After months of worse-than-normal train cancellations, slowdowns and disruptions to rail service, Gov. Phil Murphy proudly announced during a visit to an NJ Transit maintenance facility in Kearny on Monday the embattled agency has met a federal deadline to install Positive Train Control on its rail system.

What's that mean in the short term for riders?

"NJ Transit can now focus its energies on improving communications and conditions and on on-time reliability and service," Murphy said.

Since early fall, New Jersey Transit has been pulling trains out of service to install the PTC emergency braking system that was required by the federal government to be completed by Dec. 31 of this year.

The governor said meeting the 2018 benchmark was a huge accomplishment, but commuters should not think the problems plaguing NJ Transit are going to disappear overnight, or that there won’t be any more cancellations or delays.

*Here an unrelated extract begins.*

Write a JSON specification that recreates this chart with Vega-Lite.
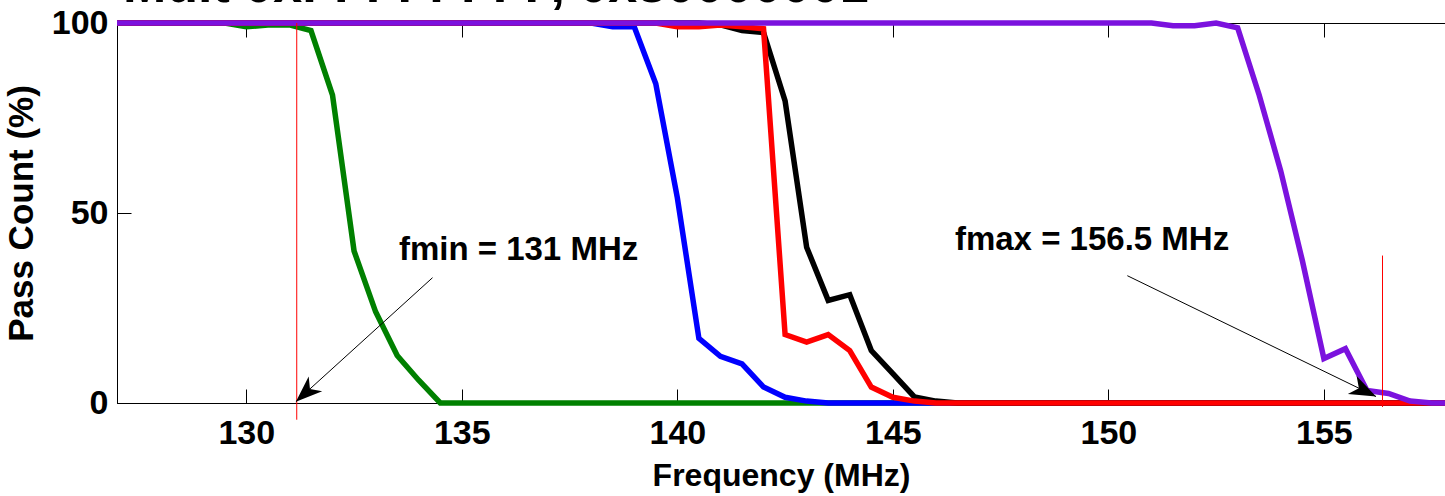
{
  "$schema": "https://vega.github.io/schema/vega-lite/v6.json",
  "autosize": {"type": "none"},
  "width": 1328,
  "height": 380,
  "padding": {"left": 117, "top": 23, "right": 0, "bottom": 93},
  "background": "white",
  "title": {
    "text": "Mult 0xFFFFFFFF, 0x80000001",
    "anchor": "start",
    "frame": "group",
    "font": "Liberation Sans",
    "fontSize": 52,
    "fontWeight": "bold",
    "color": "black",
    "baseline": "alphabetic",
    "dx": 6,
    "dy": 48,
    "offset": 0
  },
  "config": {
    "view": {"stroke": "black", "strokeWidth": 1},
    "font": "Liberation Sans",
    "axis": {
      "grid": false,
      "domainColor": "black",
      "domainWidth": 1,
      "tickColor": "black",
      "tickWidth": 1,
      "tickSize": -14,
      "labelColor": "black",
      "titleColor": "black",
      "labelFont": "Liberation Sans",
      "titleFont": "Liberation Sans",
      "labelFontWeight": "bold",
      "titleFontWeight": "bold",
      "labelFontSize": 34
    }
  },
  "datasets": {
    "curves": [
      {"series": "Series 1", "frequency": 127, "pass": 100},
      {"series": "Series 1", "frequency": 129.5, "pass": 100},
      {"series": "Series 1", "frequency": 130, "pass": 99},
      {"series": "Series 1", "frequency": 130.5, "pass": 99.5},
      {"series": "Series 1", "frequency": 131, "pass": 99.5},
      {"series": "Series 1", "frequency": 131.5, "pass": 98},
      {"series": "Series 1", "frequency": 132, "pass": 81},
      {"series": "Series 1", "frequency": 132.5, "pass": 40},
      {"series": "Series 1", "frequency": 133, "pass": 24},
      {"series": "Series 1", "frequency": 133.5, "pass": 12.5},
      {"series": "Series 1", "frequency": 134, "pass": 6},
      {"series": "Series 1", "frequency": 134.5, "pass": 0},
      {"series": "Series 1", "frequency": 158, "pass": 0},
      {"series": "Series 2", "frequency": 127, "pass": 100},
      {"series": "Series 2", "frequency": 138, "pass": 100},
      {"series": "Series 2", "frequency": 138.5, "pass": 99},
      {"series": "Series 2", "frequency": 139, "pass": 99},
      {"series": "Series 2", "frequency": 139.5, "pass": 84},
      {"series": "Series 2", "frequency": 140, "pass": 54},
      {"series": "Series 2", "frequency": 140.5, "pass": 17},
      {"series": "Series 2", "frequency": 141, "pass": 12.3},
      {"series": "Series 2", "frequency": 141.5, "pass": 10.3},
      {"series": "Series 2", "frequency": 142, "pass": 4.2},
      {"series": "Series 2", "frequency": 142.5, "pass": 1.5},
      {"series": "Series 2", "frequency": 143, "pass": 0.5},
      {"series": "Series 2", "frequency": 143.5, "pass": 0},
      {"series": "Series 2", "frequency": 158, "pass": 0},
      {"series": "Series 3", "frequency": 127, "pass": 100},
      {"series": "Series 3", "frequency": 140.5, "pass": 100},
      {"series": "Series 3", "frequency": 141, "pass": 99.5},
      {"series": "Series 3", "frequency": 141.5, "pass": 98},
      {"series": "Series 3", "frequency": 142, "pass": 97.5},
      {"series": "Series 3", "frequency": 142.5, "pass": 79.5},
      {"series": "Series 3", "frequency": 143, "pass": 41},
      {"series": "Series 3", "frequency": 143.5, "pass": 27},
      {"series": "Series 3", "frequency": 144, "pass": 28.5},
      {"series": "Series 3", "frequency": 144.5, "pass": 13.8},
      {"series": "Series 3", "frequency": 145, "pass": 7.7},
      {"series": "Series 3", "frequency": 145.5, "pass": 1.6},
      {"series": "Series 3", "frequency": 146, "pass": 0.5},
      {"series": "Series 3", "frequency": 146.5, "pass": 0},
      {"series": "Series 3", "frequency": 158, "pass": 0},
      {"series": "Series 4", "frequency": 127, "pass": 100},
      {"series": "Series 4", "frequency": 139.5, "pass": 100},
      {"series": "Series 4", "frequency": 140, "pass": 99},
      {"series": "Series 4", "frequency": 140.5, "pass": 99},
      {"series": "Series 4", "frequency": 141, "pass": 99.5},
      {"series": "Series 4", "frequency": 141.5, "pass": 99},
      {"series": "Series 4", "frequency": 142, "pass": 98.5},
      {"series": "Series 4", "frequency": 142.5, "pass": 18},
      {"series": "Series 4", "frequency": 143, "pass": 16},
      {"series": "Series 4", "frequency": 143.5, "pass": 18},
      {"series": "Series 4", "frequency": 144, "pass": 13.8},
      {"series": "Series 4", "frequency": 144.5, "pass": 4.2},
      {"series": "Series 4", "frequency": 145, "pass": 1.5},
      {"series": "Series 4", "frequency": 145.5, "pass": 0.5},
      {"series": "Series 4", "frequency": 146, "pass": 0},
      {"series": "Series 4", "frequency": 158, "pass": 0},
      {"series": "Series 5", "frequency": 127, "pass": 100},
      {"series": "Series 5", "frequency": 151, "pass": 100},
      {"series": "Series 5", "frequency": 151.5, "pass": 99.3},
      {"series": "Series 5", "frequency": 152, "pass": 99.3},
      {"series": "Series 5", "frequency": 152.5, "pass": 100},
      {"series": "Series 5", "frequency": 153, "pass": 98.7},
      {"series": "Series 5", "frequency": 153.5, "pass": 81},
      {"series": "Series 5", "frequency": 154, "pass": 61},
      {"series": "Series 5", "frequency": 154.5, "pass": 37.5},
      {"series": "Series 5", "frequency": 155, "pass": 11.7},
      {"series": "Series 5", "frequency": 155.5, "pass": 14.3},
      {"series": "Series 5", "frequency": 156, "pass": 3.3},
      {"series": "Series 5", "frequency": 156.5, "pass": 2.5},
      {"series": "Series 5", "frequency": 157, "pass": 0.5},
      {"series": "Series 5", "frequency": 157.5, "pass": 0},
      {"series": "Series 5", "frequency": 158, "pass": 0}
    ],
    "markers": [
      {"label": "fmin", "frequency": 131.17, "top": 100, "bottom": -4.4},
      {"label": "fmax", "frequency": 156.36, "top": 38.8, "bottom": -1.05}
    ],
    "arrows": [
      {"label": "fmin", "x_start": 134.32, "y_start": 32.97, "x_end": 131.15, "y_end": 0.34},
      {"label": "fmax", "x_start": 150.44, "y_start": 33.5, "x_end": 156.21, "y_end": 1.7}
    ],
    "labels": [
      {"text": "fmin = 131 MHz", "frequency": 133.54, "pass": 37.6},
      {"text": "fmax = 156.5 MHz", "frequency": 146.44, "pass": 40.3}
    ]
  },
  "resolve": {"axis": {"x": "independent"}},
  "layer": [
    {
      "data": {"name": "curves"},
      "mark": {"type": "line", "strokeWidth": 5.5},
      "encoding": {
        "x": {
          "field": "frequency", "type": "quantitative",
          "scale": {"domain": [127, 157.81], "nice": false, "zero": false},
          "axis": {"orient": "bottom", "values": [130, 135, 140, 145, 150, 155], "title": "Frequency (MHz)", "titleFontSize": 32, "labelPadding": 27, "titlePadding": 10}
        },
        "y": {
          "field": "pass", "type": "quantitative",
          "scale": {"domain": [0, 100], "nice": false},
          "axis": {"values": [0, 50, 100], "title": "Pass Count (%)", "titleFontSize": 35, "labelPadding": 23, "titlePadding": 12}
        },
        "color": {
          "field": "series", "type": "nominal",
          "scale": {"domain": ["Series 1", "Series 2", "Series 3", "Series 4", "Series 5"], "range": ["#008000", "#0000FF", "#000000", "#FF0000", "#7B12DE"]},
          "legend": null
        }
      }
    },
    {
      "data": {"name": "markers"},
      "mark": {"type": "rule", "color": "#FF0000", "strokeWidth": 1},
      "encoding": {
        "x": {"field": "frequency", "type": "quantitative", "axis": {"orient": "top", "labels": false, "domain": false, "title": null, "values": [130, 135, 140, 145, 150, 155]}},
        "y": {"field": "top", "type": "quantitative"},
        "y2": {"field": "bottom"}
      }
    },
    {
      "data": {"name": "arrows"},
      "mark": {"type": "rule", "color": "black", "strokeWidth": 1},
      "encoding": {
        "x": {"field": "x_start", "type": "quantitative", "axis": null},
        "y": {"field": "y_start", "type": "quantitative"},
        "x2": {"field": "x_end"},
        "y2": {"field": "y_end"}
      }
    },
    {
      "data": {"name": "arrows"},
      "transform": [{"filter": "datum.label === 'fmin'"}],
      "mark": {"type": "point", "shape": "M0,0L-1,-0.38L-0.72,0L-1,0.38Z", "filled": true, "color": "black", "opacity": 1, "size": 2800, "angle": 137.7, "strokeWidth": 0},
      "encoding": {
        "x": {"field": "x_end", "type": "quantitative", "axis": null},
        "y": {"field": "y_end", "type": "quantitative"}
      }
    },
    {
      "data": {"name": "arrows"},
      "transform": [{"filter": "datum.label === 'fmax'"}],
      "mark": {"type": "point", "shape": "M0,0L-1,-0.38L-0.72,0L-1,0.38Z", "filled": true, "color": "black", "opacity": 1, "size": 2800, "angle": 25.9, "strokeWidth": 0},
      "encoding": {
        "x": {"field": "x_end", "type": "quantitative", "axis": null},
        "y": {"field": "y_end", "type": "quantitative"}
      }
    },
    {
      "data": {"name": "labels"},
      "mark": {"type": "text", "align": "left", "baseline": "alphabetic", "font": "Liberation Sans", "fontSize": 33, "fontWeight": "bold", "color": "black"},
      "encoding": {
        "x": {"field": "frequency", "type": "quantitative", "axis": null},
        "y": {"field": "pass", "type": "quantitative"},
        "text": {"field": "text"}
      }
    }
  ]
}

“I’m not suggesting we have a magic moment, but all of what’s being done here means that the incidences of what’s been going on should be reduced," Murphy said.

He said he'd stay on NJ Transit "morning, noon and night, to make sure the customer experience, not just the safety but the reliability, the comfort, the entire commuting experience, becomes again best in the nation.”

Murphy said he’s “completely convinced we will get there.”

The governor acknowledged as efforts continue to install PTC on about 150 additional rail cars and run tests on the entire emergency braking system over the next two years, commuters may encounter problems on some lines at certain times.

“I will stay laser-focused on NJ Transit to make sure that the commuter experience becomes best in the nation," Murphy said. "We have no less an objective than that.”